------ Stored rows
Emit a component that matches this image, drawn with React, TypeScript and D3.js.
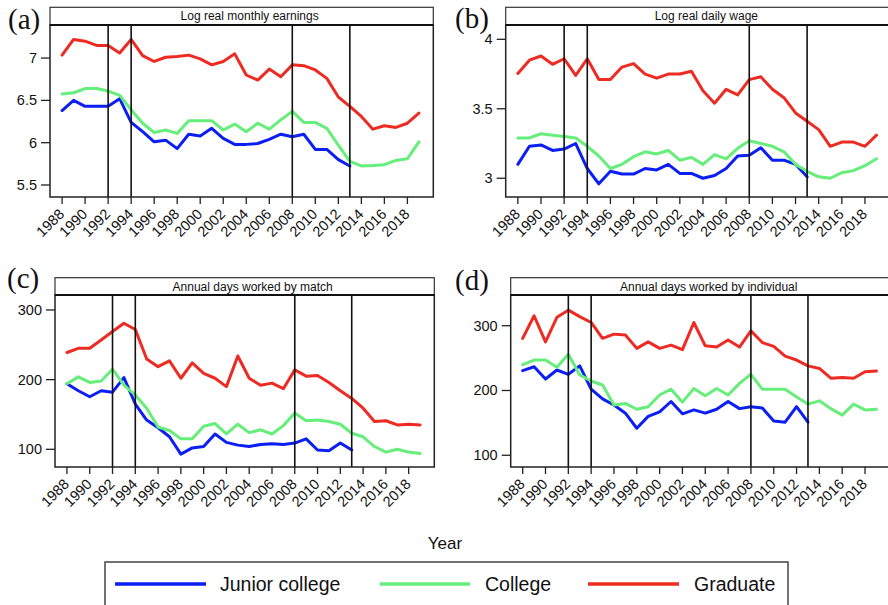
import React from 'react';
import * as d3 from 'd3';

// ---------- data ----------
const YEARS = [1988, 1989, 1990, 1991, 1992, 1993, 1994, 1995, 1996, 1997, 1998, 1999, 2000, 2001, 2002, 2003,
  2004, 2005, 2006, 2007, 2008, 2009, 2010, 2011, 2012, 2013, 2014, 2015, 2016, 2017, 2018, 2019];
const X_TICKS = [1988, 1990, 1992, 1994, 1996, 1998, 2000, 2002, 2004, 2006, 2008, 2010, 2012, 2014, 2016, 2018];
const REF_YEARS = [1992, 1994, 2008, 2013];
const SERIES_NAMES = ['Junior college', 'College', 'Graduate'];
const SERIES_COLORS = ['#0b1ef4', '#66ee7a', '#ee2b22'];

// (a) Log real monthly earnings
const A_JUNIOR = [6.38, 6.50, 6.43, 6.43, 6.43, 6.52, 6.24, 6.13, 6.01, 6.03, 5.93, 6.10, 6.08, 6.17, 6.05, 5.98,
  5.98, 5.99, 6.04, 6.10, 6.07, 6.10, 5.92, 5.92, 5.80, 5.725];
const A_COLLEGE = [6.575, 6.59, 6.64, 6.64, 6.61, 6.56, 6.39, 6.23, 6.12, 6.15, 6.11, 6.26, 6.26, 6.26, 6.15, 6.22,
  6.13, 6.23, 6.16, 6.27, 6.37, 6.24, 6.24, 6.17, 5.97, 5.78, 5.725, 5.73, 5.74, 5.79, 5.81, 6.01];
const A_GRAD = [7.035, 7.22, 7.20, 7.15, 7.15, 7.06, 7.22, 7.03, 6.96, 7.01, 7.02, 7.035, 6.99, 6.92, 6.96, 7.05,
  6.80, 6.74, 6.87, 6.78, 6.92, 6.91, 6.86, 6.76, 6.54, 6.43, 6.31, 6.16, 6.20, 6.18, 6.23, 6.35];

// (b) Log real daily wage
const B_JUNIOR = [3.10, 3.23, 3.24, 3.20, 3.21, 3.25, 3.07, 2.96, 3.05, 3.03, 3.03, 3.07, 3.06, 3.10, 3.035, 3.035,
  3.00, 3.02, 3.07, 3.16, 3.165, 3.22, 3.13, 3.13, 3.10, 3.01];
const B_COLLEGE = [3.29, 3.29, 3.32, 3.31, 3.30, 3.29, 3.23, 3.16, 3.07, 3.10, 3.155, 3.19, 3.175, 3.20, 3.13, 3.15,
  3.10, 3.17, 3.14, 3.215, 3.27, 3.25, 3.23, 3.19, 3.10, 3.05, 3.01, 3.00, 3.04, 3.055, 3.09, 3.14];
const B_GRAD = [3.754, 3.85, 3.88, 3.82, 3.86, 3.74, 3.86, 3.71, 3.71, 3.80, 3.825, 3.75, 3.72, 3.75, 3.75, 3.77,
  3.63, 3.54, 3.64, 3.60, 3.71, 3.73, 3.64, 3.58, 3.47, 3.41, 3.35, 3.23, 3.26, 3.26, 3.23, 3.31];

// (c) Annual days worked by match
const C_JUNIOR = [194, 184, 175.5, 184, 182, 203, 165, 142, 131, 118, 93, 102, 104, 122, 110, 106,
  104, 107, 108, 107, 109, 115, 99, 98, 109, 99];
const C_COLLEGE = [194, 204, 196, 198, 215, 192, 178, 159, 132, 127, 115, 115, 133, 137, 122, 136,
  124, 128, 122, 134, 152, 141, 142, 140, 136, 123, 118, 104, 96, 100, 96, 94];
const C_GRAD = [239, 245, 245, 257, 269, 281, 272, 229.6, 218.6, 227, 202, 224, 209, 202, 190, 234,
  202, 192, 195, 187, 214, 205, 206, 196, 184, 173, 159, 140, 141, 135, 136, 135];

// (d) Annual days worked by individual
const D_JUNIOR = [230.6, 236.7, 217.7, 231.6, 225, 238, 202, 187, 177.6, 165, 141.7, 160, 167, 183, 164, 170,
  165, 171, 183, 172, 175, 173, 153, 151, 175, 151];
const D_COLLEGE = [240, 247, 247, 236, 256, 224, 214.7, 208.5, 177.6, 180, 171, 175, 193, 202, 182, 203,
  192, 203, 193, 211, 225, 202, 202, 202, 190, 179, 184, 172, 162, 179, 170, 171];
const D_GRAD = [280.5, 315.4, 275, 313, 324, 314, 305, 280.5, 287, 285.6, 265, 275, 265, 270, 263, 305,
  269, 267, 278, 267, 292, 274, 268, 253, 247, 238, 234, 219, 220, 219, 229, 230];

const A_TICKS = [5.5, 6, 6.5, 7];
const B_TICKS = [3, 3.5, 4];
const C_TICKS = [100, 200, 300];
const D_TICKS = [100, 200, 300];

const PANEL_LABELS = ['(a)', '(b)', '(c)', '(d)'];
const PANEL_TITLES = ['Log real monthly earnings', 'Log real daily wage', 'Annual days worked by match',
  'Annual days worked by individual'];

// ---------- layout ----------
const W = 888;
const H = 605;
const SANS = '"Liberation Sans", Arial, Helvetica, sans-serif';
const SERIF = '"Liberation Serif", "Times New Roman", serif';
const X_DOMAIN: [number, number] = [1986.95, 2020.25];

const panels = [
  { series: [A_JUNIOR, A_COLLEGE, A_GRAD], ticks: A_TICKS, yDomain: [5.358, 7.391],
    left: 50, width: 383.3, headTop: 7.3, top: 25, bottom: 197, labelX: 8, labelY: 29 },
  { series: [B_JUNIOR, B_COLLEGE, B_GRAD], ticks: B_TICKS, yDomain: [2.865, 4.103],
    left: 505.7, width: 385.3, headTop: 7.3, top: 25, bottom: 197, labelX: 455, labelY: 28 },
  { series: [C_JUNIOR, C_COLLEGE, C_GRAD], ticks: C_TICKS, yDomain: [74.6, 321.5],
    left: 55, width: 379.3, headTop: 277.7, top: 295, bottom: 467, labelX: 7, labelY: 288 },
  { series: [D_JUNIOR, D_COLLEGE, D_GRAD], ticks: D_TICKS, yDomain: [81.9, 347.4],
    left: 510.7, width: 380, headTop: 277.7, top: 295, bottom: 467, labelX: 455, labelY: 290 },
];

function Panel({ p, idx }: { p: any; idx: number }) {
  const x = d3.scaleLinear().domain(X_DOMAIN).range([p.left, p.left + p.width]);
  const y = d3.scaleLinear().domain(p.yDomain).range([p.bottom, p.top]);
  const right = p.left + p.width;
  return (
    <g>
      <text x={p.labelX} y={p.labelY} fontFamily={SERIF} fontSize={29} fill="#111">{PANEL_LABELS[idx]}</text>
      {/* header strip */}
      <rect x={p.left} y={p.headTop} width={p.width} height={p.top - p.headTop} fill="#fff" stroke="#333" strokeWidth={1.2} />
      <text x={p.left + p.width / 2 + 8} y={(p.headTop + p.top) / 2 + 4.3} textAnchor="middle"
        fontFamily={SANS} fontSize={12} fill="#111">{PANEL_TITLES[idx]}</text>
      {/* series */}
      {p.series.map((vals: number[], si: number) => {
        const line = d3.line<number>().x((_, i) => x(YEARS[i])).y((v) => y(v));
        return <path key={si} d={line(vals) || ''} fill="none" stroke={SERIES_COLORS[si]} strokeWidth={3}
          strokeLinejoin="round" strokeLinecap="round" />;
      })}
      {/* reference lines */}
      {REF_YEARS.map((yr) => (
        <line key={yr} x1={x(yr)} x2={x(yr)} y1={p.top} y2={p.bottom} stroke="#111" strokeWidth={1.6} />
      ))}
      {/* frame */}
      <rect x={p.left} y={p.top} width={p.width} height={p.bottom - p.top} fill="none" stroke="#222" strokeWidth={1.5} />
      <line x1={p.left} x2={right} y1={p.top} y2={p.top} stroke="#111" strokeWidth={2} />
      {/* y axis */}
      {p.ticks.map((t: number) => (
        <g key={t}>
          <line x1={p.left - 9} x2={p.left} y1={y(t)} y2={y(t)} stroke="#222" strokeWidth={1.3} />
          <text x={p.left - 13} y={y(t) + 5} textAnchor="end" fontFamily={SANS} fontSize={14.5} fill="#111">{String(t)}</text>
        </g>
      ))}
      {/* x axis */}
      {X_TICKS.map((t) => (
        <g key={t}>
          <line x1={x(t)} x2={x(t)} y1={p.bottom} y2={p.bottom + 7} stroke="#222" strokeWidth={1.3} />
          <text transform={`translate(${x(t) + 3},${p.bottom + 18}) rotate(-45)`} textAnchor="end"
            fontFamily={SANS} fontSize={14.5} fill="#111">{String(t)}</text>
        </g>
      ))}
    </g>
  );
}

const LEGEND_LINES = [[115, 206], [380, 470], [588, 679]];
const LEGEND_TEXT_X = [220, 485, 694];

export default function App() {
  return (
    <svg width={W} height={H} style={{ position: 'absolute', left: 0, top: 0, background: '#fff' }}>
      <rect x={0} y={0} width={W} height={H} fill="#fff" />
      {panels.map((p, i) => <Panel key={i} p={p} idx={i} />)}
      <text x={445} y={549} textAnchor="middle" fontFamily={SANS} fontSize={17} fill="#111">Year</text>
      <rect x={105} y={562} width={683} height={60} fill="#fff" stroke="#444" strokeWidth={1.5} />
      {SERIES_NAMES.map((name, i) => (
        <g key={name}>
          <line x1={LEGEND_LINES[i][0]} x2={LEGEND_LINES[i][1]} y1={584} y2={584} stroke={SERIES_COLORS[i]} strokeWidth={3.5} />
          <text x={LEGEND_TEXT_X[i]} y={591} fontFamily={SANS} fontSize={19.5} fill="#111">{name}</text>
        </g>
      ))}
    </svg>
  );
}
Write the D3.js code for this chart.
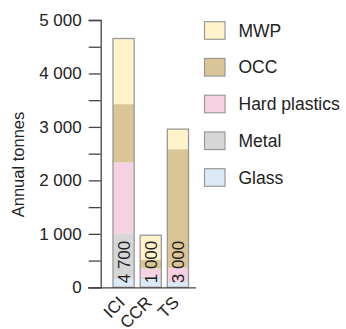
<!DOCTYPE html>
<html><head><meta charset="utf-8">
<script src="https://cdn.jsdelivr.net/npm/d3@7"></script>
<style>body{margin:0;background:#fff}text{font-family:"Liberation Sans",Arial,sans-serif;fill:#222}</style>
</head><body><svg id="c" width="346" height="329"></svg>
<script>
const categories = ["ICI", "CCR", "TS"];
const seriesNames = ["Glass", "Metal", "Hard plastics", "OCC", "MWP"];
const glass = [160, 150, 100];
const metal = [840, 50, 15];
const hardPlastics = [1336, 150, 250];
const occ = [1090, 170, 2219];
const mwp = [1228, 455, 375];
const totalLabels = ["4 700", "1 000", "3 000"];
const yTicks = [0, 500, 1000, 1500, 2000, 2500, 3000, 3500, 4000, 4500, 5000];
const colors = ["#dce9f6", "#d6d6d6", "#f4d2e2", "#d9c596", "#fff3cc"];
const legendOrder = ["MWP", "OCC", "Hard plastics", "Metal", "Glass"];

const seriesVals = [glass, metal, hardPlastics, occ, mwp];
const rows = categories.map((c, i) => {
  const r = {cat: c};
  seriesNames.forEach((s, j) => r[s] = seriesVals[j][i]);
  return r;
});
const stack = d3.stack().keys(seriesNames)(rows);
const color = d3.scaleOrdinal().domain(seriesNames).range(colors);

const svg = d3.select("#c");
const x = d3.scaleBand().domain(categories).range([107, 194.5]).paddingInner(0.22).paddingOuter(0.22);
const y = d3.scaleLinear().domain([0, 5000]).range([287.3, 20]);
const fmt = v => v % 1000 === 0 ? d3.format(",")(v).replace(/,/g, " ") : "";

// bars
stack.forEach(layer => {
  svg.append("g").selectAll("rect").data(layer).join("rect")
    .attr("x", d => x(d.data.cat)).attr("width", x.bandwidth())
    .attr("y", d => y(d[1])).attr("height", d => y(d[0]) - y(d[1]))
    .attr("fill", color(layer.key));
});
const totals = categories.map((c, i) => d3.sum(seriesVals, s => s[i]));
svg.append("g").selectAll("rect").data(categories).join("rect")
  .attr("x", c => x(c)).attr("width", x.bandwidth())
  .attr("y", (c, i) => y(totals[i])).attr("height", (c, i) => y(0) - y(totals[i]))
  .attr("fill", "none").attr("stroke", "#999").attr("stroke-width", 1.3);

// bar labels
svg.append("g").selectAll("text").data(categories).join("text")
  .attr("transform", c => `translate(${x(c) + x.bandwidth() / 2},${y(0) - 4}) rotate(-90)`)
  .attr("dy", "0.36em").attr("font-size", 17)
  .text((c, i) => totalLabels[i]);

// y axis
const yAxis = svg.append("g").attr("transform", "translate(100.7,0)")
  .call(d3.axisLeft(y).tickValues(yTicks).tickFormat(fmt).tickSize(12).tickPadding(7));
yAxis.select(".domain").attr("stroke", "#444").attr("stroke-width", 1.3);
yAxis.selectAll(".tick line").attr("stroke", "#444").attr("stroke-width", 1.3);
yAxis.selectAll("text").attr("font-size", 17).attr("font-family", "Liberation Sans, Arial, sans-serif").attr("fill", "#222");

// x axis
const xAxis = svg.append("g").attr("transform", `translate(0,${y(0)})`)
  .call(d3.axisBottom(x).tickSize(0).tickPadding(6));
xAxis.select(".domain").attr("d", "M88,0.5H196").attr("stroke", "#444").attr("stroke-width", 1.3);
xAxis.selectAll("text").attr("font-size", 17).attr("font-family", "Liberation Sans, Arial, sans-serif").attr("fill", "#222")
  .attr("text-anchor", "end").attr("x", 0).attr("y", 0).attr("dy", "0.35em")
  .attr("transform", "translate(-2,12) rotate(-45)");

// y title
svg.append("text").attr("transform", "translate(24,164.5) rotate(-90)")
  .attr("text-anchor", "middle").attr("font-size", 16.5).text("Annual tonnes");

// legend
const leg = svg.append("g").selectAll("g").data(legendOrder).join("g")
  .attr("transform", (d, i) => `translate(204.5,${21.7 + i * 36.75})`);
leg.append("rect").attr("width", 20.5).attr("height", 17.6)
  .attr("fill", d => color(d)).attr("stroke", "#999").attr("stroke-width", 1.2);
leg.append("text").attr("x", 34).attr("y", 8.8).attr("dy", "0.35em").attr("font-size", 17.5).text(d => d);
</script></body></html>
------------
■ **Problem to work on**
Stop after the line containing "6.18, 6.23, 6.35];": copy the records exactly from the first line up to there, leaving pictures out.

■ **Output of the task**
Emit a component that matches this image, drawn with React, TypeScript and D3.js.
import React from 'react';
import * as d3 from 'd3';

// ---------- data ----------
const YEARS = [1988, 1989, 1990, 1991, 1992, 1993, 1994, 1995, 1996, 1997, 1998, 1999, 2000, 2001, 2002, 2003,
  2004, 2005, 2006, 2007, 2008, 2009, 2010, 2011, 2012, 2013, 2014, 2015, 2016, 2017, 2018, 2019];
const X_TICKS = [1988, 1990, 1992, 1994, 1996, 1998, 2000, 2002, 2004, 2006, 2008, 2010, 2012, 2014, 2016, 2018];
const REF_YEARS = [1992, 1994, 2008, 2013];
const SERIES_NAMES = ['Junior college', 'College', 'Graduate'];
const SERIES_COLORS = ['#0b1ef4', '#66ee7a', '#ee2b22'];

// (a) Log real monthly earnings
const A_JUNIOR = [6.38, 6.50, 6.43, 6.43, 6.43, 6.52, 6.24, 6.13, 6.01, 6.03, 5.93, 6.10, 6.08, 6.17, 6.05, 5.98,
  5.98, 5.99, 6.04, 6.10, 6.07, 6.10, 5.92, 5.92, 5.80, 5.725];
const A_COLLEGE = [6.575, 6.59, 6.64, 6.64, 6.61, 6.56, 6.39, 6.23, 6.12, 6.15, 6.11, 6.26, 6.26, 6.26, 6.15, 6.22,
  6.13, 6.23, 6.16, 6.27, 6.37, 6.24, 6.24, 6.17, 5.97, 5.78, 5.725, 5.73, 5.74, 5.79, 5.81, 6.01];
const A_GRAD = [7.035, 7.22, 7.20, 7.15, 7.15, 7.06, 7.22, 7.03, 6.96, 7.01, 7.02, 7.035, 6.99, 6.92, 6.96, 7.05,
  6.80, 6.74, 6.87, 6.78, 6.92, 6.91, 6.86, 6.76, 6.54, 6.43, 6.31, 6.16, 6.20, 6.18, 6.23, 6.35];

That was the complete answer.